> [Requirement]:
Give only a count of the lines that include the string "this".

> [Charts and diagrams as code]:
┄┄┄┄┄┄┄┄┄┄┄┄┄┄┄┄┄┄┄┄

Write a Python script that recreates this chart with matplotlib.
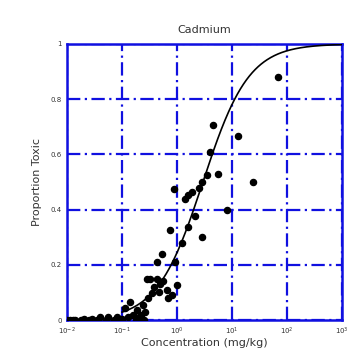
import numpy as np
import matplotlib.pyplot as plt
from matplotlib.ticker import FixedLocator, FixedFormatter

# Observed toxicity data (log10 concentration, proportion toxic)
log_conc = [-2.0, -1.85, -1.7, -1.55, -1.4, -1.25, -1.1, -0.95, -0.85, -0.8,
            -0.73, -0.7, -0.62, -0.6, -0.55, -0.53, -0.45, -0.36, -0.36, -0.31,
            -0.27, -0.18, -0.16, -0.13, -0.04, -0.055, 0.0, 0.09, 0.145, 0.2,
            0.2, 0.27, 0.33, 0.40, 0.45, 0.45, 0.545, 0.6, 0.655, 0.75,
            0.91, 1.11, 1.38, 1.84, -1.9, -1.6, -1.3, -1.0, -0.9, -0.75, -0.65,
            -1.95, -1.75, -1.45, -1.15, -1.05, -0.68, -0.58, -0.5, -0.42, -0.25,
            -0.1, -0.33]
prop_toxic = [0.0, 0.0, 0.005, 0.005, 0.01, 0.01, 0.01, 0.043, 0.065, 0.02,
              0.036, 0.01, 0.055, 0.0, 0.15, 0.08, 0.097, 0.21, 0.15, 0.13,
              0.24, 0.11, 0.08, 0.326, 0.21, 0.475, 0.127, 0.28, 0.44, 0.453,
              0.337, 0.465, 0.377, 0.48, 0.50, 0.30, 0.525, 0.61, 0.707, 0.53,
              0.40, 0.667, 0.50, 0.88, 0.0, 0.0, 0.0, 0.005, 0.01, 0.0, 0.02,
              0.0, 0.0, 0.0, 0.0, 0.0, 0.0, 0.03, 0.15, 0.12, 0.14,
              0.09, 0.1]

# Logistic model fit parameters (log10 scale)
x50 = 0.47
slope = 2.4

x_ticks = [1e-2, 1e-1, 1e0, 1e1, 1e2, 1e3]
x_tick_labels = ['$10^{-2}$', '$10^{-1}$', '$10^{0}$', '$10^{1}$', '$10^{2}$', '$10^{3}$']
y_ticks = [0, 0.2, 0.4, 0.6, 0.8, 1]
y_tick_labels = ['0', '0.2', '0.4', '0.6', '0.8', '1']

fig = plt.figure(figsize=(3.53, 3.60), dpi=100)
ax = fig.add_axes([0.19, 0.111, 0.779, 0.767])

conc = 10 ** np.array(log_conc)
ax.plot(conc, prop_toxic, 'o', color='black', markersize=4.4, zorder=3)

lx = np.linspace(-1.0, 3.0, 300)
ax.plot(10 ** lx, 1 / (1 + np.exp(-slope * (lx - x50))), color='black',
        linewidth=1.2, zorder=4)

ax.set_xscale('log')
ax.set_xlim(1e-2, 1e3)
ax.set_ylim(0, 1)
ax.xaxis.set_major_locator(FixedLocator(x_ticks))
ax.xaxis.set_major_formatter(FixedFormatter(x_tick_labels))
ax.xaxis.set_minor_locator(FixedLocator([]))
ax.set_yticks(y_ticks)
ax.set_yticklabels(y_tick_labels)
ax.tick_params(length=0, labelsize=5, pad=4, colors='#333333')

ax.grid(True, color='#1010e0', linestyle=(0, (6, 2, 1, 2)), linewidth=1.6)
for s in ax.spines.values():
    s.set_color('#1010e0')
    s.set_linewidth(1.8)

ax.set_title('Cadmium', fontsize=8, pad=8, color='#333333')
ax.set_xlabel('Concentration (mg/kg)', fontsize=8, labelpad=1, color='#333333')
ax.set_ylabel('Proportion Toxic', fontsize=8, labelpad=6, color='#333333')

fig.savefig('out.png', dpi=100)
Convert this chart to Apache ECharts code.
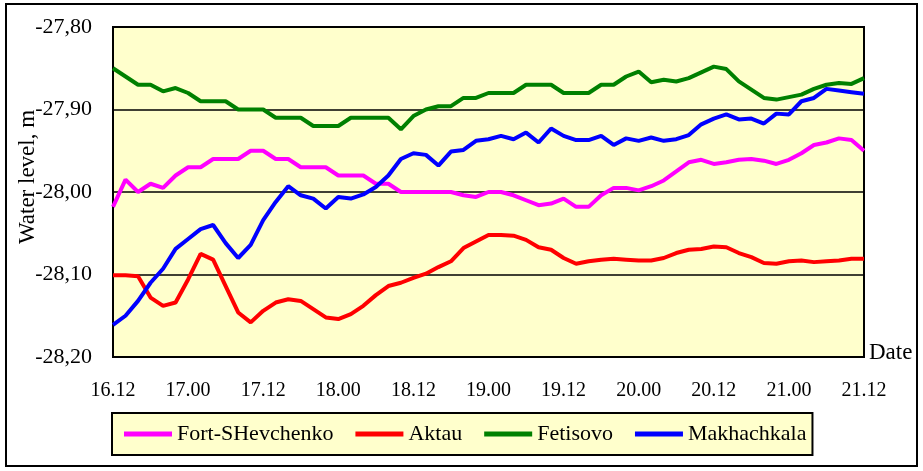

┄┄┄┄┄┄┄┄┄┄┄┄┄┄┄┄┄┄┄┄

> [Full response]:
2